── Source excerpt
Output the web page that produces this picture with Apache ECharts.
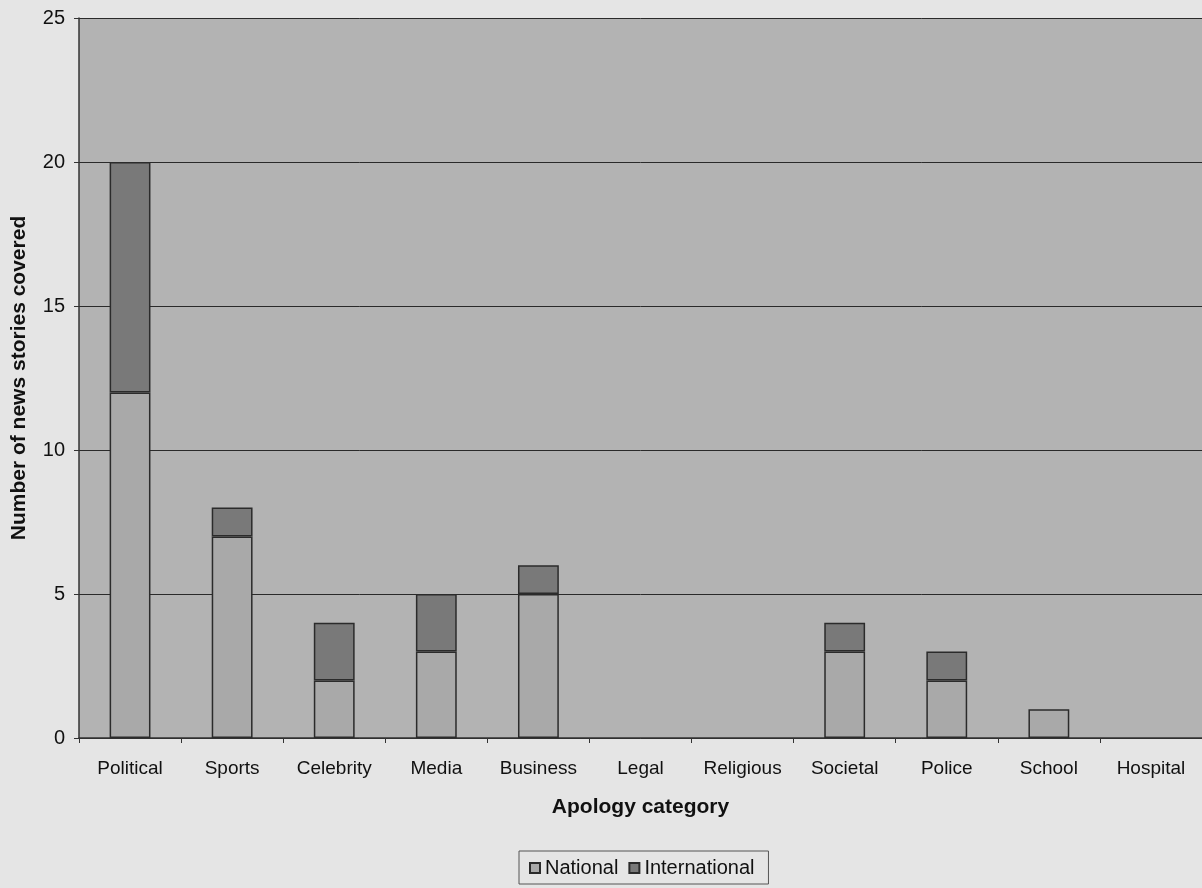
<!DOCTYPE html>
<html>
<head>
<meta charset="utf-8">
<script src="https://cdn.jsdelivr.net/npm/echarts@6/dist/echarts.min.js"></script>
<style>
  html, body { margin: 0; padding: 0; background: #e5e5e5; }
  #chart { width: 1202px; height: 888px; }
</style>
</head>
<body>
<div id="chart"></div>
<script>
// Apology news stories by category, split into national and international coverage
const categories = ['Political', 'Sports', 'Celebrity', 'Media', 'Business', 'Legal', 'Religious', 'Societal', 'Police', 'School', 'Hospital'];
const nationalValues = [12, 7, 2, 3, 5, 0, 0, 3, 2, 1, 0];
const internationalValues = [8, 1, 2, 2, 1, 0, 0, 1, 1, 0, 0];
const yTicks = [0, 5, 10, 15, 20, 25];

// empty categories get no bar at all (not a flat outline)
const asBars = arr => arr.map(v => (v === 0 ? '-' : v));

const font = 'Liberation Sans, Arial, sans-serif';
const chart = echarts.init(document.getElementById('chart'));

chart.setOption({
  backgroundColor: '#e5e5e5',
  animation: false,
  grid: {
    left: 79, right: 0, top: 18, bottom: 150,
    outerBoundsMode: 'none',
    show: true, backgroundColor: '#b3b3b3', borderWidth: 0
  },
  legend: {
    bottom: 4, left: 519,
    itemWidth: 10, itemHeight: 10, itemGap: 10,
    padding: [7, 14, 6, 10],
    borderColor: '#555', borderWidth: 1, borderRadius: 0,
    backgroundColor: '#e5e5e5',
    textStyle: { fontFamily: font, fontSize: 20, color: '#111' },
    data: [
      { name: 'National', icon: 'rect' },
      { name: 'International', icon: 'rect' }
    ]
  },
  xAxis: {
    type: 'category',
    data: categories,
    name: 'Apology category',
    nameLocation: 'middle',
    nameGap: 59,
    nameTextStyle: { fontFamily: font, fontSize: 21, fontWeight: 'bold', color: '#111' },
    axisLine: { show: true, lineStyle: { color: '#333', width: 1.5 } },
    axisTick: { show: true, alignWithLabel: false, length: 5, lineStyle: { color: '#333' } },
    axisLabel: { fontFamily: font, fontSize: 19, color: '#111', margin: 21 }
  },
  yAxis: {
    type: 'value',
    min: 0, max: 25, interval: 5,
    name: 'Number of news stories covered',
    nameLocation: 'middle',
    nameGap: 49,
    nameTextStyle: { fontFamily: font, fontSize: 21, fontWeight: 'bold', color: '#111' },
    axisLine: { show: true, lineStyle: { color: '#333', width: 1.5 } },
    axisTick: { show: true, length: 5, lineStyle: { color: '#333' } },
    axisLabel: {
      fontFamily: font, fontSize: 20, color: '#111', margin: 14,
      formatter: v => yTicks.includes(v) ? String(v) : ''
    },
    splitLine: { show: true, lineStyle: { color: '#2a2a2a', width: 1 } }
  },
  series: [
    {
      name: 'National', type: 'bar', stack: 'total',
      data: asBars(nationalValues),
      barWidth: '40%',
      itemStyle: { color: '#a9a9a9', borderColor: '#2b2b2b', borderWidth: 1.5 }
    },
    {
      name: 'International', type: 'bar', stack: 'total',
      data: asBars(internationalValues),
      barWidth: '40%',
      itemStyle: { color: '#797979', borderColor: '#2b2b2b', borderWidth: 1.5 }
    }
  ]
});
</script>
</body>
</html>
────
Retype everything in the material word for word, minus pictures.

Output the web page that produces this picture with Apache ECharts.
<!DOCTYPE html>
<html>
<head>
<meta charset="utf-8">
<script src="https://cdn.jsdelivr.net/npm/echarts@6/dist/echarts.min.js"></script>
<style>
  html, body { margin: 0; padding: 0; background: #e5e5e5; }
  #chart { width: 1202px; height: 888px; }
</style>
</head>
<body>
<div id="chart"></div>
<script>
// Apology news stories by category, split into national and international coverage
const categories = ['Political', 'Sports', 'Celebrity', 'Media', 'Business', 'Legal', 'Religious', 'Societal', 'Police', 'School', 'Hospital'];
const nationalValues = [12, 7, 2, 3, 5, 0, 0, 3, 2, 1, 0];
const internationalValues = [8, 1, 2, 2, 1, 0, 0, 1, 1, 0, 0];
const yTicks = [0, 5, 10, 15, 20, 25];

// empty categories get no bar at all (not a flat outline)
const asBars = arr => arr.map(v => (v === 0 ? '-' : v));

const font = 'Liberation Sans, Arial, sans-serif';
const chart = echarts.init(document.getElementById('chart'));

chart.setOption({
  backgroundColor: '#e5e5e5',
  animation: false,
  grid: {
    left: 79, right: 0, top: 18, bottom: 150,
    outerBoundsMode: 'none',
    show: true, backgroundColor: '#b3b3b3', borderWidth: 0
  },
  legend: {
    bottom: 4, left: 519,
    itemWidth: 10, itemHeight: 10, itemGap: 10,
    padding: [7, 14, 6, 10],
    borderColor: '#555', borderWidth: 1, borderRadius: 0,
    backgroundColor: '#e5e5e5',
    textStyle: { fontFamily: font, fontSize: 20, color: '#111' },
    data: [
      { name: 'National', icon: 'rect' },
      { name: 'International', icon: 'rect' }
    ]
  },
  xAxis: {
    type: 'category',
    data: categories,
    name: 'Apology category',
    nameLocation: 'middle',
    nameGap: 59,
    nameTextStyle: { fontFamily: font, fontSize: 21, fontWeight: 'bold', color: '#111' },
    axisLine: { show: true, lineStyle: { color: '#333', width: 1.5 } },
    axisTick: { show: true, alignWithLabel: false, length: 5, lineStyle: { color: '#333' } },
    axisLabel: { fontFamily: font, fontSize: 19, color: '#111', margin: 21 }
  },
  yAxis: {
    type: 'value',
    min: 0, max: 25, interval: 5,
    name: 'Number of news stories covered',
    nameLocation: 'middle',
    nameGap: 49,
    nameTextStyle: { fontFamily: font, fontSize: 21, fontWeight: 'bold', color: '#111' },
    axisLine: { show: true, lineStyle: { color: '#333', width: 1.5 } },
    axisTick: { show: true, length: 5, lineStyle: { color: '#333' } },
    axisLabel: {
      fontFamily: font, fontSize: 20, color: '#111', margin: 14,
      formatter: v => yTicks.includes(v) ? String(v) : ''
    },
    splitLine: { show: true, lineStyle: { color: '#2a2a2a', width: 1 } }
  },
  series: [
    {
      name: 'National', type: 'bar', stack: 'total',
      data: asBars(nationalValues),
      barWidth: '40%',
      itemStyle: { color: '#a9a9a9', borderColor: '#2b2b2b', borderWidth: 1.5 }
    },
    {
      name: 'International', type: 'bar', stack: 'total',
      data: asBars(internationalValues),
      barWidth: '40%',
      itemStyle: { color: '#797979', borderColor: '#2b2b2b', borderWidth: 1.5 }
    }
  ]
});
</script>
</body>
</html>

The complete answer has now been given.